Banks do not have a cornerstone on the foreclosure market. The government also gets their share of repossessed property courtesy of tax foreclosures.
What is a tax foreclosure?
For each house, condo and plot of land, there are property taxes that must be paid to the state. If the owner (either private or corporation) does not pay their taxes in a timely fashion or in full, the local authorities may put a tax lien on the property and if that is not cleared up, a tax foreclosure is the likely outcome.

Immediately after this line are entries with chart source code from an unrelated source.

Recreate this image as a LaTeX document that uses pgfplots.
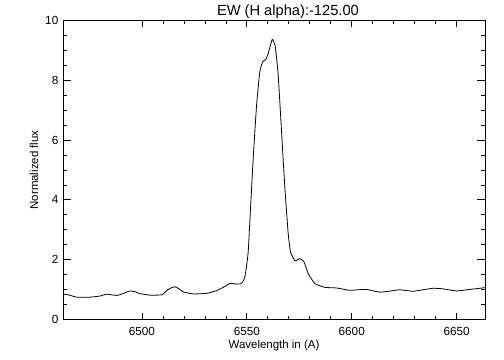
\documentclass[border=0pt]{standalone}
\usepackage{fontspec}
\setmainfont{Liberation Sans}
\usepackage{pgfplots}
\pgfplotsset{compat=1.18}
\begin{document}
\begin{tikzpicture}
\useasboundingbox (-47.25pt,-30.5pt) rectangle (330.75pt,239.5pt);
\pgfplotsset{
  common/.style={
    at={(0,0)}, anchor=south west,
    scale only axis, width=316.5pt, height=224.1pt,
    xmin=6462.4, xmax=6663.5, ymin=0, ymax=10,
    tick align=inside,
    axis line style={line width=0.6pt},
    every tick/.style={black, line width=0.5pt},
    /pgf/number format/assume math mode=true,
    tick label style={font=\fontsize{8.8}{10}\selectfont},
    scaled ticks=false,
  }
}
\begin{axis}[common,
  xtick={6500,6550,6600,6650}, minor x tick num=4,
  xtick pos=both, xticklabel pos=lower,
  ytick=\empty,
  major tick length=4.5pt, minor tick length=2.25pt,
  xticklabel style={anchor=base, yshift=-12.5pt, /pgf/number format/1000 sep={}},
  xlabel={Wavelength in (A)},
  xlabel style={at={(axis description cs:0.5,0)}, anchor=base, yshift=-22pt, font=\fontsize{8.6}{10}\selectfont},
  title={EW (H alpha):-125.00},
  title style={at={(axis description cs:0.533,1)}, anchor=base, yshift=-2.5pt, font=\fontsize{11}{13}\selectfont},
]
\addplot[black, line width=0.6pt, smooth, tension=0.3] coordinates {
(6462.4,0.85) (6465,0.82) (6469,0.74) (6475,0.74) (6480,0.78) (6483.2,0.84)
(6488,0.80) (6491,0.86) (6494.3,0.95) (6497,0.92) (6499,0.86) (6503.8,0.81)
(6509.4,0.82) (6511.8,0.96) (6513.5,1.04) (6515.7,1.09) (6517.5,1.03) (6519.7,0.92)
(6524.4,0.85) (6530.8,0.87) (6535.6,0.96) (6539,1.08) (6541.9,1.20) (6544,1.19)
(6546.7,1.18) (6548,1.25) (6549.1,1.43) (6550.6,2.21) (6551.8,3.77) (6553.0,5.33)
(6554.6,7.12) (6556.2,8.29) (6557.8,8.65) (6558.9,8.68) (6560.2,8.90) (6562.1,9.37)
(6563.5,9.15) (6564.9,8.23) (6566.5,6.34) (6568.1,4.44) (6569.7,2.88) (6570.8,2.26)
(6572.9,1.96) (6575.2,2.03) (6577.2,1.93) (6579.2,1.54) (6582.4,1.20) (6587.2,1.07)
(6592.7,1.05) (6599.1,0.97) (6603,0.99) (6607.0,1.00) (6613.4,0.91) (6619.7,0.96)
(6622.9,0.99) (6629.2,0.94) (6634,0.99) (6638.8,1.04) (6643.5,1.02) (6649.9,0.95)
(6656.2,1.00) (6663.5,1.06)
};
\end{axis}
\begin{axis}[common,
  xtick=\empty,
  ytick={0,2,4,6,8,10}, minor y tick num=3,
  ytick pos=both, yticklabel pos=left,
  major tick length=6.3pt, minor tick length=3.15pt,
  ylabel={Normalized flux},
  ylabel style={at={(axis description cs:-0.0687,0.5)}, anchor=center, font=\fontsize{8.6}{10}\selectfont},
]
\end{axis}
\end{tikzpicture}
\end{document}
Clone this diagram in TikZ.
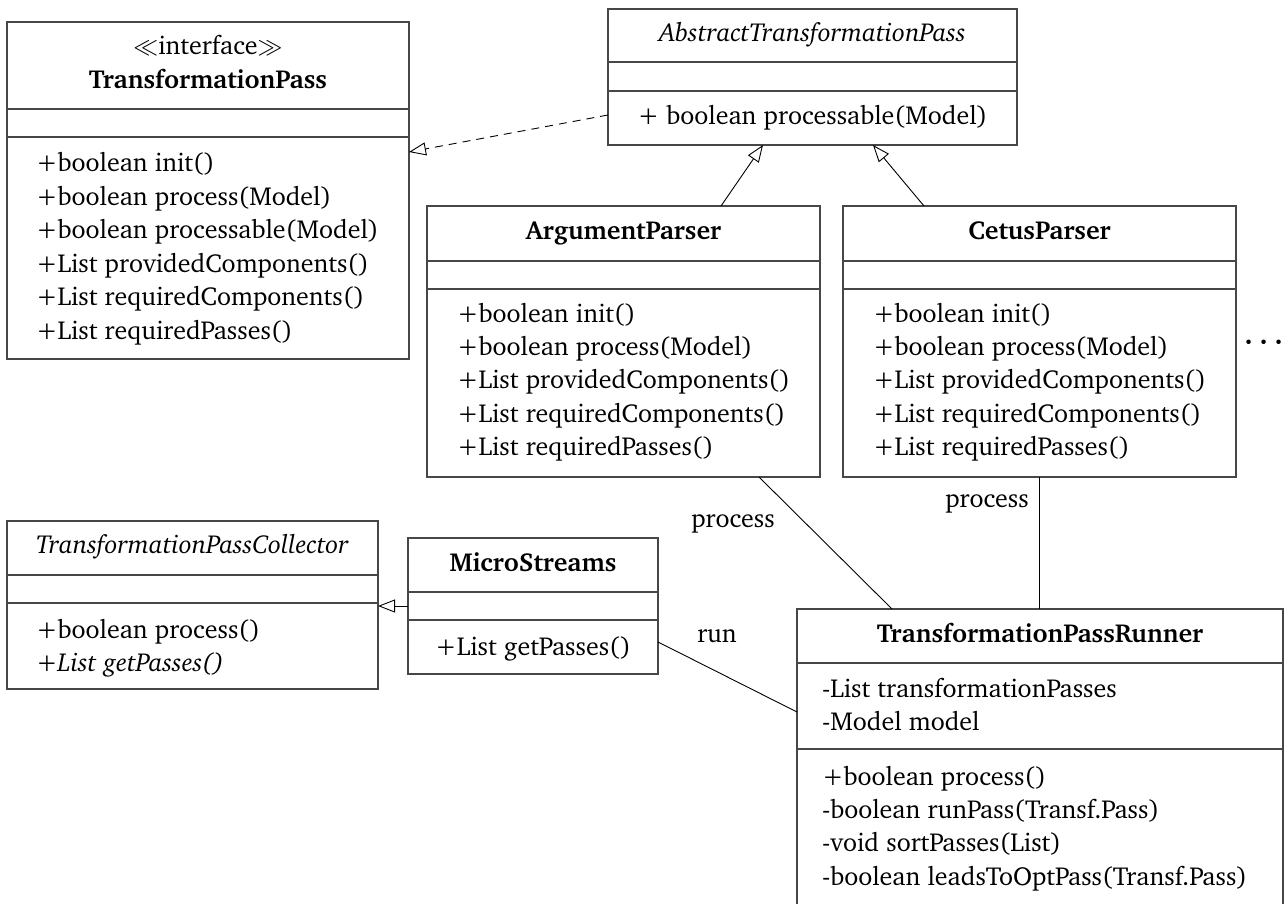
\documentclass[tikz,border=0pt]{standalone}
\usepackage[T1]{fontenc}
\usepackage{charter}
\usetikzlibrary{arrows.meta,calc}

% A class box: name, left, top, right, bottom, first divider, second divider
\newcommand\umlbox[7]{%
  \node[classbox, minimum width={#4-#2}, minimum height={#5-#3}] (#1) at ({(#2+#4)/2},{(#3+#5)/2}) {};
  \draw[classline] (#1.west |- 0,#6) -- (#1.east |- 0,#6);
  \draw[classline] (#1.west |- 0,#7) -- (#1.east |- 0,#7);}

% Left-aligned member lines: prefix, x, first baseline, list
\newcommand\members[4]{%
  \foreach \txt [count=\k] in {#4} {%
    \node[anchor=base west] (#1-\k) at (#2,{#3+(\k-1)*33.4}) {\txt};}}

% heavier centred ellipsis
\newcommand\heavydots{{\mathversion{bold}$\cdots$}}

\begin{document}
\begin{tikzpicture}[x=1pt,y=-1pt,
  every node/.style={font=\fontsize{26}{33.4}\selectfont, inner sep=0pt, outer sep=0pt},
  classbox/.style={draw=black!72, line width=1.3pt, rectangle},
  classline/.style={draw=black!72, line width=1.3pt},
  link/.style={draw=black, line width=0.9pt},
  inherit/.style={link, -{Triangle[open,length=17pt,width=13pt]}},
  realize/.style={inherit, dash pattern=on 8pt off 6pt}]

\useasboundingbox (0,0) rectangle (1285,904);

% interface
\umlbox{tp}{7}{22}{409}{359}{109}{137}
\node[anchor=base] (tp-st) at (208,55) {$\ll$interface$\gg$};
\node[anchor=base] (tp-name) at (208,89) {\textbf{TransformationPass}};
\members{tp}{36}{172}{+boolean init(),+boolean process(Model),+boolean processable(Model),+List providedComponents(),+List requiredComponents(),+List requiredPasses()}

% abstract base class
\umlbox{ab}{608}{9}{1017}{145}{62}{91}
\node[anchor=base] (ab-name) at (812.5,42) {\textit{AbstractTransformationPass}};
\node[anchor=base] (ab-m) at (812.5,125) {+ boolean processable(Model)};

% parsers
\umlbox{arg}{427}{206}{820}{477}{261}{289}
\node[anchor=base] (arg-name) at (623.5,240) {\textbf{ArgumentParser}};
\members{arg}{457}{322}{+boolean init(),+boolean process(Model),+List providedComponents(),+List requiredComponents(),+List requiredPasses()}

\umlbox{cet}{843}{206}{1236}{477}{261}{289}
\node[anchor=base] (cet-name) at (1039.5,240) {\textbf{CetusParser}};
\members{cet}{873}{322}{+boolean init(),+boolean process(Model),+List providedComponents(),+List requiredComponents(),+List requiredPasses()}

\node[anchor=base, scale=1.15] (more) at (1264,349) {\heavydots};

% collector
\umlbox{col}{7}{521}{378}{689}{575}{603}
\node[anchor=base] (col-name) at (192.5,553) {\textit{TransformationPassCollector}};
\members{col}{36}{638}{+boolean process(),\textit{+List getPasses()}}

\umlbox{ms}{408}{538}{658}{674}{592}{620}
\node[anchor=base] (ms-name) at (533,571) {\textbf{MicroStreams}};
\node[anchor=base] (ms-m) at (533,655) {+List getPasses()};

% runner
\umlbox{run}{797}{609}{1283}{915}{663}{749}
\node[anchor=base] (run-name) at (1040,642) {\textbf{TransformationPassRunner}};
\members{run-a}{822}{697}{-List transformationPasses,-Model model}
\members{run-m}{822}{785}{+boolean process(),-boolean runPass(Transf.Pass),-void sortPasses(List),-boolean leadsToOptPass(Transf.Pass)}

% relations
\draw[realize] ($(ab.north west)+(0,106)$) -- ($(tp.north east)+(0,130)$);
\draw[inherit] ($(arg.north west)+(294,0)$) -- ($(ab.south west)+(155,0)$);
\draw[inherit] ($(cet.north west)+(81,0)$) -- ($(ab.south west)+(265,0)$);
\draw[inherit] (ms.west) -- (col.east |- ms.west);

\draw[link] ($(arg.south west)+(332,0)$) -- ($(run.north west)+(95,0)$);
\draw[link] (cet.south) -- (cet.south |- run.north);
\draw[link] ($(ms.north east)+(0,104)$) -- ($(run.north west)+(0,103)$);

\node[anchor=base] (lbl-p1) at (733,527) {process};
\node[anchor=base] (lbl-p2) at (987,507) {process};
\node[anchor=base] (lbl-run) at (717,642) {run};

\end{tikzpicture}
\end{document}
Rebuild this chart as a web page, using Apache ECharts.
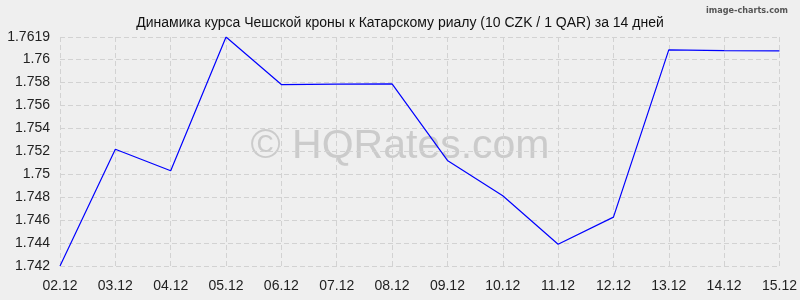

A tax lien by the government is their legal claim upon the property of another in order to secure payment of a debt. The county will impose a lien and a tax foreclosure if a property owner fails to pay the required taxes on his or her property. Typically, the foreclosed homes are sold at auction and for the amount of the back taxes so the county can fill the gap of the lost tax income.
How are tax foreclosures sold?
Tax foreclosure sales, also known as “tax deed” sales legally must be promoted to the public to coincide with the local laws of the land. During the auction process anyone can bid on the property, even the original owner. The highest bidder of the tax foreclosed home or property is generally the winner.
Tax foreclosures may be an excellent way to score a bargain on a home. It is important to note that if you are interested in purchasing a tax foreclosure you should research the process and the property thoroughly so you are not taken by any surprises.